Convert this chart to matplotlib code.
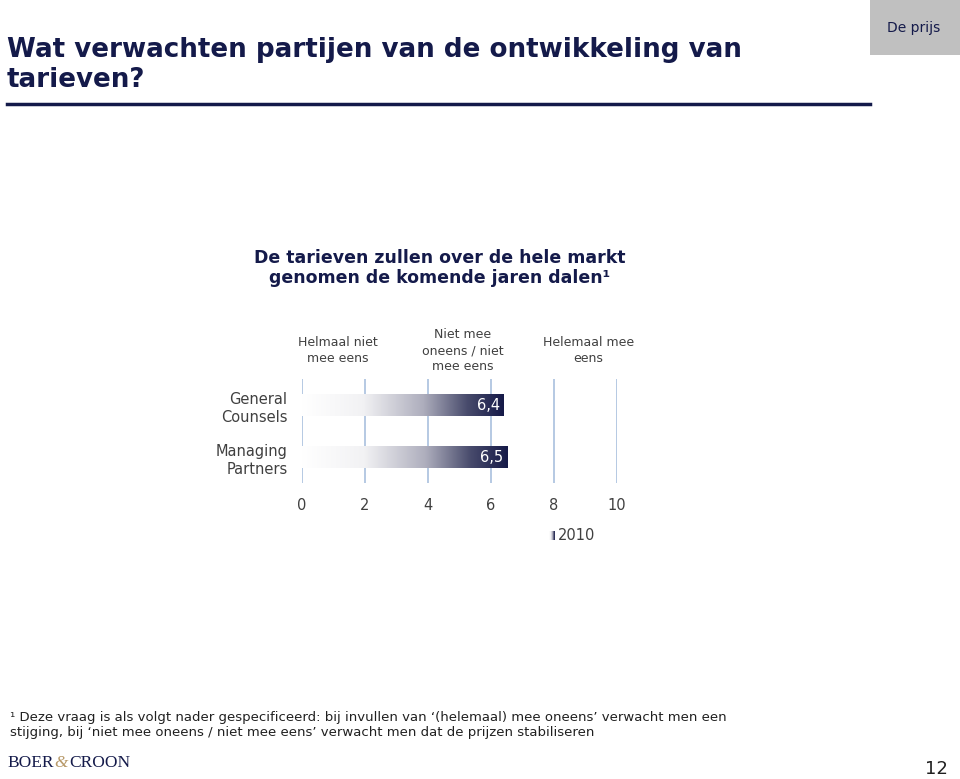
import matplotlib
matplotlib.use("Agg")
import matplotlib.pyplot as plt
import numpy as np
from matplotlib.colors import LinearSegmentedColormap
from matplotlib.transforms import blended_transform_factory

plt.rcParams["font.family"] = ["DejaVu Sans"]

# ---- data ----
categories = ["General\nCounsels", "Managing\nPartners"]
values_2010 = [6.4, 6.5]
value_labels = ["6,4", "6,5"]
series_name = "2010"
x_ticks = [0, 2, 4, 6, 8, 10]
header_labels = ["Helmaal niet\nmee eens", "Niet mee\noneens / niet\nmee eens", "Helemaal mee\neens"]
header_x = [1.15, 5.1, 9.1]

title = "Wat verwachten partijen van de ontwikkeling van\ntarieven?"
subtitle = "De tarieven zullen over de hele markt\ngenomen de komende jaren dalen\u00b9"
footnote = ("\u00b9 Deze vraag is als volgt nader gespecificeerd: bij invullen van \u2018(helemaal) mee oneens\u2019 verwacht men een\n"
            "stijging, bij \u2018niet mee oneens / niet mee eens\u2019 verwacht men dat de prijzen stabiliseren")
logo_parts = ["BOER", "&", "CROON"]

NAVY = "#141a4a"
W, H = 960, 779
fig = plt.figure(figsize=(W / 100, H / 100), dpi=100)
fig.patch.set_facecolor("white")

def fx(px):
    return px / W

def fy(py):
    return 1 - py / H

# header box
fig.patches.append(plt.Rectangle((fx(870), fy(55)), fx(90), 55 / H, transform=fig.transFigure,
                                 facecolor="#c0c0c0", edgecolor="none"))
fig.text(fx(914), fy(28), "De prijs", ha="center", va="center", fontsize=10, color=NAVY)

# title
fig.text(fx(7), fy(65), title, ha="left", va="center", fontsize=18.8, fontweight="bold",
         color=NAVY, linespacing=1.2)
fig.add_artist(plt.Line2D([fx(7), fx(870)], [fy(104), fy(104)], transform=fig.transFigure,
                          color=NAVY, lw=2.5))

# subtitle
fig.text(fx(440), fy(268), subtitle, ha="center", va="center", fontsize=12.5, fontweight="bold",
         color=NAVY, linespacing=1.2)

# main axes
ax = fig.add_axes([fx(301.5), fy(483), fx(617) - fx(301.5), (483 - 379) / H])
ax.set_xlim(0, 10)
ax.set_ylim(-0.5, 1.5)
for s in ax.spines.values():
    s.set_visible(False)
ax.set_xticks(x_ticks)
ax.set_xticklabels([str(t) for t in x_ticks], fontsize=10.5, color="#404040")
ax.tick_params(axis="x", length=0, pad=11)
ax.grid(axis="x", color="#a9c0de", lw=1.2)
ax.set_axisbelow(True)

ypos = [1, 0]
ax.set_yticks(ypos)
ax.set_yticklabels(categories, fontsize=10.5, color="#404040", linespacing=1.3)
ax.tick_params(axis="y", length=0, pad=10)
for lbl in ax.get_yticklabels():
    lbl.set_ha("right")

cmap = LinearSegmentedColormap.from_list(
    "grad", [(0, "#ffffff"), (0.3, "#f2f2f4"), (0.6, "#aeaebd"), (0.82, "#484b6c"), (1, "#161a48")])
grad = np.linspace(0, 1, 256).reshape(1, -1)
bh = 0.42
for y, v, lab in zip(ypos, values_2010, value_labels):
    ax.imshow(grad, cmap=cmap, aspect="auto", extent=[0, v, y - bh / 2, y + bh / 2],
              interpolation="bicubic", zorder=2)
    ax.text(v - 0.1, y, lab, ha="right", va="center", color="white", fontsize=10.5, zorder=3)
ax.set_xlim(0, 10)
ax.set_ylim(-0.5, 1.5)

tr = blended_transform_factory(ax.transData, fig.transFigure)
for hx, hl in zip(header_x, header_labels):
    ax.text(hx, fy(351), hl, transform=tr, ha="center", va="center", fontsize=9,
            color="#404040", linespacing=1.3)

# legend
lax = fig.add_axes([fx(549), fy(540), fx(6), 9 / H])
lax.imshow(grad, cmap=cmap, aspect="auto", extent=[0, 1, 0, 1])
lax.set_axis_off()
fig.text(fx(558), fy(535), series_name, ha="left", va="center", fontsize=10.5, color="#404040")

# footnote
fig.text(fx(10), fy(725), footnote, ha="left", va="center", fontsize=9.5, color="#202020",
         linespacing=1.25)

# logo (parts placed one after another) and page number
fig.canvas.draw()
renderer = fig.canvas.get_renderer()
xcur = 7
logo_colors = [NAVY, "#b89a6a", NAVY]
logo_styles = ["normal", "italic", "normal"]
for part, col, st in zip(logo_parts, logo_colors, logo_styles):
    t = fig.text(fx(xcur), fy(763), part, ha="left", va="center", fontsize=12.5,
                 family="Liberation Serif", color=col, style=st)
    bb = t.get_window_extent(renderer)
    xcur = xcur + bb.width + 1
fig.text(fx(948), fy(769), "12", ha="right", va="center", fontsize=13, color="#202020")

fig.savefig("out.png", dpi=100)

→ SET PROBLEM: Leave the pictures out and reproduce exactly the lines from the top of the listing above through the line with "header_x = [1.15, 5.1, 9.1]".

→ REPLY TO THE TASK:
Convert this chart to matplotlib code.
import matplotlib
matplotlib.use("Agg")
import matplotlib.pyplot as plt
import numpy as np
from matplotlib.colors import LinearSegmentedColormap
from matplotlib.transforms import blended_transform_factory

plt.rcParams["font.family"] = ["DejaVu Sans"]

# ---- data ----
categories = ["General\nCounsels", "Managing\nPartners"]
values_2010 = [6.4, 6.5]
value_labels = ["6,4", "6,5"]
series_name = "2010"
x_ticks = [0, 2, 4, 6, 8, 10]
header_labels = ["Helmaal niet\nmee eens", "Niet mee\noneens / niet\nmee eens", "Helemaal mee\neens"]
header_x = [1.15, 5.1, 9.1]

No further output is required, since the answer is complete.